Y en la exposición Danse, de Eugenia Grandchamp des Raux, en el Far de ses Coves Blanques, en Portmany, cabalgaba en el aire la flecha del éxtasis que anima al maravilloso atrevimiento. Pues, ¿qué es la vida, danza vibrante, sino un continuo atreverse?

Entre las fotografías que mostraban la pasión por el ballet de la vitalista Eugenia, bailaba espléndida Raquel Ortiz, hilo de Ariadna con el cello de Carlos Vesperinas. Parecía un ritual antiguo en el patio del faro abierto a las estrellas, y los peregrinos del arte admirábamos a la danzante en corro y vino en mano, aunque creí ver a Cristina Rubalcava bebiendo un tequilita como los que me esconde en cala Salada.

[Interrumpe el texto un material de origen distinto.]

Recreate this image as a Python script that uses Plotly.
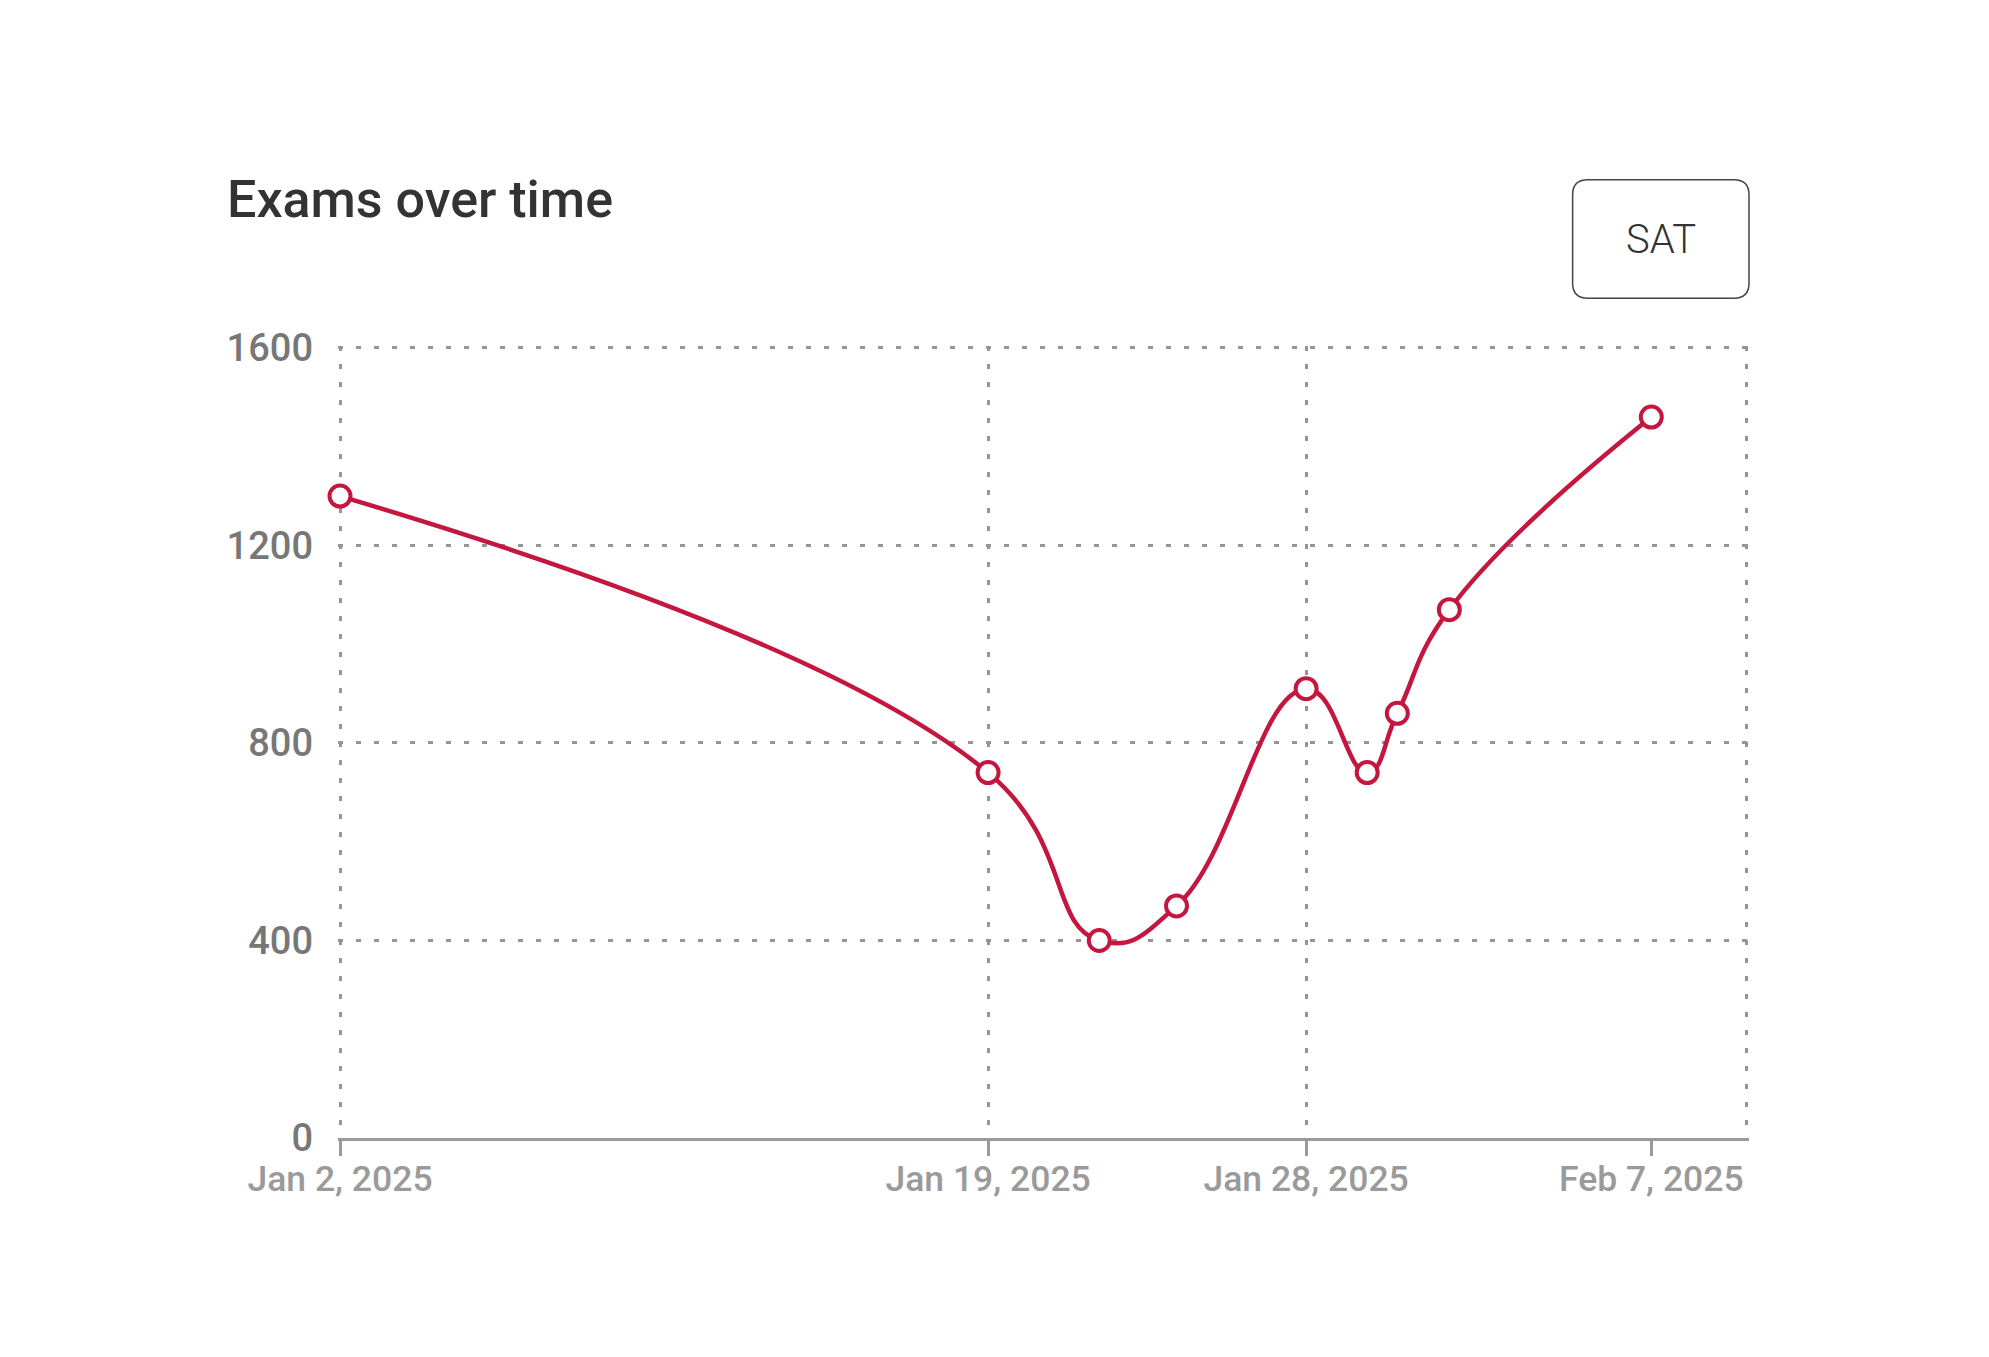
import plotly.graph_objects as go

# exam timestamps and scores
exam_dates = ["2025-01-02 00:00", "2025-01-19 22:00", "2025-01-22 23:45",
              "2025-01-25 03:00", "2025-01-28 17:00", "2025-01-30 09:30",
              "2025-01-31 05:30", "2025-02-01 16:00", "2025-02-07 06:00"]
scores = [1300, 740, 400, 470, 910, 740, 860, 1070, 1460]
exam_name = "SAT"
chart_title = "Exams over time"
y_ticks = [0, 400, 800, 1200, 1600]
labelled = [0, 1, 4, 8]      # exams that get a date label on the axis
grid_at = [0, 1, 4]          # exams that get a vertical grid line
x_end = "2025-02-09 21:30"   # right edge of the frame

RED = "#c4173f"
GRID = "#959595"
FONT = "Roboto"

fig = go.Figure()
fig.add_trace(go.Scatter(
    x=exam_dates, y=scores, mode="lines+markers", name=exam_name,
    line=dict(color=RED, width=4.5, shape="spline", smoothing=1.3),
    marker=dict(size=21, color="white", line=dict(color=RED, width=4)),
    cliponaxis=False, showlegend=False,
))
# invisible copy so the grid-only axis gets drawn
fig.add_trace(go.Scatter(
    x=exam_dates, y=scores, xaxis="x2", mode="lines",
    line=dict(width=0), hoverinfo="skip", showlegend=False,
))

# pad the range a hair so plotly keeps the edge grid lines
x_range = ["2025-01-01 22:40", "2025-02-09 22:50"]

fig.update_layout(
    width=1989, height=1357,
    margin=dict(l=330, r=248, t=338, b=227),
    plot_bgcolor="white", paper_bgcolor="white",
    font=dict(family=FONT),
    xaxis=dict(
        type="date", range=x_range,
        tickvals=[exam_dates[i] for i in labelled],
        tickformat="%b %-d, %Y",
        tickfont=dict(size=35.5, color="#9a9a9a", weight=500),
        ticks="outside", ticklen=15, tickwidth=2.5, tickcolor="#9a9a9a",
        ticklabelstandoff=-7,
        showline=True, linecolor="#9a9a9a", linewidth=2.5,
        showgrid=False, zeroline=False,
    ),
    xaxis2=dict(
        type="date", range=x_range, overlaying="x", side="bottom",
        tickvals=[exam_dates[i] for i in grid_at] + [x_end],
        showticklabels=False, ticks="", showline=False,
        showgrid=True, gridcolor=GRID, gridwidth=2.5, griddash="5px,13px",
        zeroline=False,
    ),
    yaxis=dict(
        range=[0, 1604], tickvals=y_ticks, tickformat="d",
        tickfont=dict(size=38, color="#777777", weight=500),
        ticklabelstandoff=24,
        showgrid=True, gridcolor=GRID, gridwidth=2.5, griddash="5px,13px",
        zeroline=False, showline=False, ticks="",
    ),
)

# title
fig.add_annotation(
    text=chart_title, xref="paper", yref="paper", x=-0.0803, y=1.1847,
    xanchor="left", yanchor="middle", showarrow=False,
    font=dict(family=FONT, size=52, color="#333333", weight=500),
)

# rounded selector box in the top right
x0, x1, y0, y1 = 0.875, 1.0, 1.0603, 1.2098
rx, ry = 0.0107, 0.0188
box = (f"M {x0+rx},{y1} L {x1-rx},{y1} Q {x1},{y1} {x1},{y1-ry} "
       f"L {x1},{y0+ry} Q {x1},{y0} {x1-rx},{y0} L {x0+rx},{y0} "
       f"Q {x0},{y0} {x0},{y0+ry} L {x0},{y1-ry} Q {x0},{y1} {x0+rx},{y1} Z")
fig.add_shape(type="path", path=box, xref="paper", yref="paper",
              line=dict(color="#444444", width=1.5), fillcolor="white")
fig.add_annotation(
    text=exam_name, xref="paper", yref="paper", x=(x0 + x1) / 2, y=(y0 + y1) / 2,
    xanchor="center", yanchor="middle", showarrow=False,
    font=dict(family=FONT, size=40, color="#333333", weight=300),
)

fig.write_html("out.html")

Y de pronto sonó la voz a cappella de la diva Ainhoa Arteta, bravísima, generosa, llenando todo el espacio con notas doradas. El dios Bes que bautiza Ibiza es danzante y lúdico, sensual y riente, estaba presente y deseaba más, así que salté cual entusiasmado espontáneo al ruedo entonando el Parigi, o cara. Y la diva, divertida ante mi osadía, nos regaló más Verdi, más vida, apoteosis de gozo danzante.